Provided data:

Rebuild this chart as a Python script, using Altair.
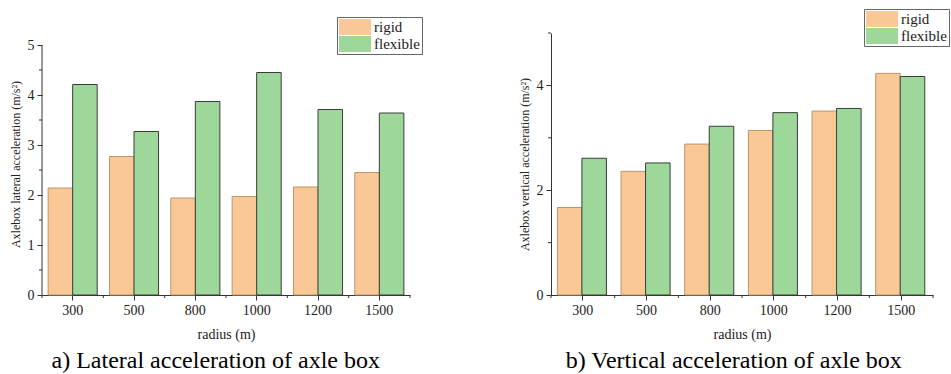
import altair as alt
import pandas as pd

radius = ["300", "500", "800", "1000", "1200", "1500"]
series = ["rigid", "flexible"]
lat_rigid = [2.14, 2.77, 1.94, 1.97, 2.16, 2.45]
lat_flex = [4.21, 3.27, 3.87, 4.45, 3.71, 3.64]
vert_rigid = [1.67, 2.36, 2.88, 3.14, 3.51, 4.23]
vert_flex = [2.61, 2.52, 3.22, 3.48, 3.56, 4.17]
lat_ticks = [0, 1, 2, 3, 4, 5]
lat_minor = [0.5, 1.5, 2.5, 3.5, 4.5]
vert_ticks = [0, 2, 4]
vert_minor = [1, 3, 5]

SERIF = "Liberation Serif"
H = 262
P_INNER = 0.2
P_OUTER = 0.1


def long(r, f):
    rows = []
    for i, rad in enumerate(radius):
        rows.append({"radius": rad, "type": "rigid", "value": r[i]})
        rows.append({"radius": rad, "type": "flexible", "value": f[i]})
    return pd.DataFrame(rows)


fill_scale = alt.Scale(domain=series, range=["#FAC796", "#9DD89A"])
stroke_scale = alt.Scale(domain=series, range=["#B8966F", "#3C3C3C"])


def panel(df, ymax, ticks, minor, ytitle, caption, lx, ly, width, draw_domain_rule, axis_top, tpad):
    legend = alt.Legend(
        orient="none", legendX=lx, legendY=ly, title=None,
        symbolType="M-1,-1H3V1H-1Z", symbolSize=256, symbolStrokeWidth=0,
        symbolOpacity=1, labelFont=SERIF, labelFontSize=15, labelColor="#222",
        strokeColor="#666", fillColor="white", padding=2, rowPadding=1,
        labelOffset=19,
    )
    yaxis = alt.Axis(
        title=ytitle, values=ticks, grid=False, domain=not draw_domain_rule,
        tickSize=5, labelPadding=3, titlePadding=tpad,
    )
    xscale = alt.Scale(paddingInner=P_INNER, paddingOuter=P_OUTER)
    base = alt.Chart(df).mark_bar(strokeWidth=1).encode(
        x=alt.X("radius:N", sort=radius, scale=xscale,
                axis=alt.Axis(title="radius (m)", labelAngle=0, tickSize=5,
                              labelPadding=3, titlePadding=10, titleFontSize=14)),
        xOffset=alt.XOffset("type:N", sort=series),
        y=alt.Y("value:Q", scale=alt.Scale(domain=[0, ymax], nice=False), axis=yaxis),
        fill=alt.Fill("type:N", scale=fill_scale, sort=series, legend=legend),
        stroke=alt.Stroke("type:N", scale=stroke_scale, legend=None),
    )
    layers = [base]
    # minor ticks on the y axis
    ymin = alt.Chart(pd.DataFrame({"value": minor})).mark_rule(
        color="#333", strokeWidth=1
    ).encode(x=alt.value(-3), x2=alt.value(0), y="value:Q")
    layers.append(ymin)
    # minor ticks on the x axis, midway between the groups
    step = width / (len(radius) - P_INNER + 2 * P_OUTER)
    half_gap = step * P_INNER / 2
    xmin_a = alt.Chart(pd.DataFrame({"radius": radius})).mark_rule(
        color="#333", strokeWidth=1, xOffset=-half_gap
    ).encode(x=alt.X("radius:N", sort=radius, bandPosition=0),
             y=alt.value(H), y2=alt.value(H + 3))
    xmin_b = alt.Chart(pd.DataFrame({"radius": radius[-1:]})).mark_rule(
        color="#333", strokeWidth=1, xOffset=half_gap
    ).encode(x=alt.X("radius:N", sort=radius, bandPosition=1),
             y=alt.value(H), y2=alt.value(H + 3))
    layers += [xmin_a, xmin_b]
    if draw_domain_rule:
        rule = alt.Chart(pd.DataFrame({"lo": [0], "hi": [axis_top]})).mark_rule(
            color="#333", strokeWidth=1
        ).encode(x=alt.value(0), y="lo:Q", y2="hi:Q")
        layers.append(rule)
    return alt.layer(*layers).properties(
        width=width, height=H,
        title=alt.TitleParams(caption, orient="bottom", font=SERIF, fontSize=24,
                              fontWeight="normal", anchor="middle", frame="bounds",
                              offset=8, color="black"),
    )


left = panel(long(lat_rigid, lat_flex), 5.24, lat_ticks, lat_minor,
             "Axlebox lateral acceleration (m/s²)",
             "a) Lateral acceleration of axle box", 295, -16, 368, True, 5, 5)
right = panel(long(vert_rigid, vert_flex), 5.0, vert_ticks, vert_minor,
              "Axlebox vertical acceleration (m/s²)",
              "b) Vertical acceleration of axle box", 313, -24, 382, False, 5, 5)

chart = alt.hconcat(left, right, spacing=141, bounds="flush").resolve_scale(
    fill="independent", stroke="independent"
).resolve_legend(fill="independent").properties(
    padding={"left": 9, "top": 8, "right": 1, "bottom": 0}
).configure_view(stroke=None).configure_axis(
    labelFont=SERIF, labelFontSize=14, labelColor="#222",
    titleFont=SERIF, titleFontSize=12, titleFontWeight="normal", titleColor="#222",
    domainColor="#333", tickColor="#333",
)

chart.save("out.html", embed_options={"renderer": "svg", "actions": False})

Work to be completed:
All of the lines above should be printed exactly, minus the pictures.

Solution:
Rebuild this chart as a Python script, using Altair.
import altair as alt
import pandas as pd

radius = ["300", "500", "800", "1000", "1200", "1500"]
series = ["rigid", "flexible"]
lat_rigid = [2.14, 2.77, 1.94, 1.97, 2.16, 2.45]
lat_flex = [4.21, 3.27, 3.87, 4.45, 3.71, 3.64]
vert_rigid = [1.67, 2.36, 2.88, 3.14, 3.51, 4.23]
vert_flex = [2.61, 2.52, 3.22, 3.48, 3.56, 4.17]
lat_ticks = [0, 1, 2, 3, 4, 5]
lat_minor = [0.5, 1.5, 2.5, 3.5, 4.5]
vert_ticks = [0, 2, 4]
vert_minor = [1, 3, 5]

SERIF = "Liberation Serif"
H = 262
P_INNER = 0.2
P_OUTER = 0.1


def long(r, f):
    rows = []
    for i, rad in enumerate(radius):
        rows.append({"radius": rad, "type": "rigid", "value": r[i]})
        rows.append({"radius": rad, "type": "flexible", "value": f[i]})
    return pd.DataFrame(rows)


fill_scale = alt.Scale(domain=series, range=["#FAC796", "#9DD89A"])
stroke_scale = alt.Scale(domain=series, range=["#B8966F", "#3C3C3C"])


def panel(df, ymax, ticks, minor, ytitle, caption, lx, ly, width, draw_domain_rule, axis_top, tpad):
    legend = alt.Legend(
        orient="none", legendX=lx, legendY=ly, title=None,
        symbolType="M-1,-1H3V1H-1Z", symbolSize=256, symbolStrokeWidth=0,
        symbolOpacity=1, labelFont=SERIF, labelFontSize=15, labelColor="#222",
        strokeColor="#666", fillColor="white", padding=2, rowPadding=1,
        labelOffset=19,
    )
    yaxis = alt.Axis(
        title=ytitle, values=ticks, grid=False, domain=not draw_domain_rule,
        tickSize=5, labelPadding=3, titlePadding=tpad,
    )
    xscale = alt.Scale(paddingInner=P_INNER, paddingOuter=P_OUTER)
    base = alt.Chart(df).mark_bar(strokeWidth=1).encode(
        x=alt.X("radius:N", sort=radius, scale=xscale,
                axis=alt.Axis(title="radius (m)", labelAngle=0, tickSize=5,
                              labelPadding=3, titlePadding=10, titleFontSize=14)),
        xOffset=alt.XOffset("type:N", sort=series),
        y=alt.Y("value:Q", scale=alt.Scale(domain=[0, ymax], nice=False), axis=yaxis),
        fill=alt.Fill("type:N", scale=fill_scale, sort=series, legend=legend),
        stroke=alt.Stroke("type:N", scale=stroke_scale, legend=None),
    )
    layers = [base]
    # minor ticks on the y axis
    ymin = alt.Chart(pd.DataFrame({"value": minor})).mark_rule(
        color="#333", strokeWidth=1
    ).encode(x=alt.value(-3), x2=alt.value(0), y="value:Q")
    layers.append(ymin)
    # minor ticks on the x axis, midway between the groups
    step = width / (len(radius) - P_INNER + 2 * P_OUTER)
    half_gap = step * P_INNER / 2
    xmin_a = alt.Chart(pd.DataFrame({"radius": radius})).mark_rule(
        color="#333", strokeWidth=1, xOffset=-half_gap
    ).encode(x=alt.X("radius:N", sort=radius, bandPosition=0),
             y=alt.value(H), y2=alt.value(H + 3))
    xmin_b = alt.Chart(pd.DataFrame({"radius": radius[-1:]})).mark_rule(
        color="#333", strokeWidth=1, xOffset=half_gap
    ).encode(x=alt.X("radius:N", sort=radius, bandPosition=1),
             y=alt.value(H), y2=alt.value(H + 3))
    layers += [xmin_a, xmin_b]
    if draw_domain_rule:
        rule = alt.Chart(pd.DataFrame({"lo": [0], "hi": [axis_top]})).mark_rule(
            color="#333", strokeWidth=1
        ).encode(x=alt.value(0), y="lo:Q", y2="hi:Q")
        layers.append(rule)
    return alt.layer(*layers).properties(
        width=width, height=H,
        title=alt.TitleParams(caption, orient="bottom", font=SERIF, fontSize=24,
                              fontWeight="normal", anchor="middle", frame="bounds",
                              offset=8, color="black"),
    )


left = panel(long(lat_rigid, lat_flex), 5.24, lat_ticks, lat_minor,
             "Axlebox lateral acceleration (m/s²)",
             "a) Lateral acceleration of axle box", 295, -16, 368, True, 5, 5)
right = panel(long(vert_rigid, vert_flex), 5.0, vert_ticks, vert_minor,
              "Axlebox vertical acceleration (m/s²)",
              "b) Vertical acceleration of axle box", 313, -24, 382, False, 5, 5)

chart = alt.hconcat(left, right, spacing=141, bounds="flush").resolve_scale(
    fill="independent", stroke="independent"
).resolve_legend(fill="independent").properties(
    padding={"left": 9, "top": 8, "right": 1, "bottom": 0}
).configure_view(stroke=None).configure_axis(
    labelFont=SERIF, labelFontSize=14, labelColor="#222",
    titleFont=SERIF, titleFontSize=12, titleFontWeight="normal", titleColor="#222",
    domainColor="#333", tickColor="#333",
)

chart.save("out.html", embed_options={"renderer": "svg", "actions": False})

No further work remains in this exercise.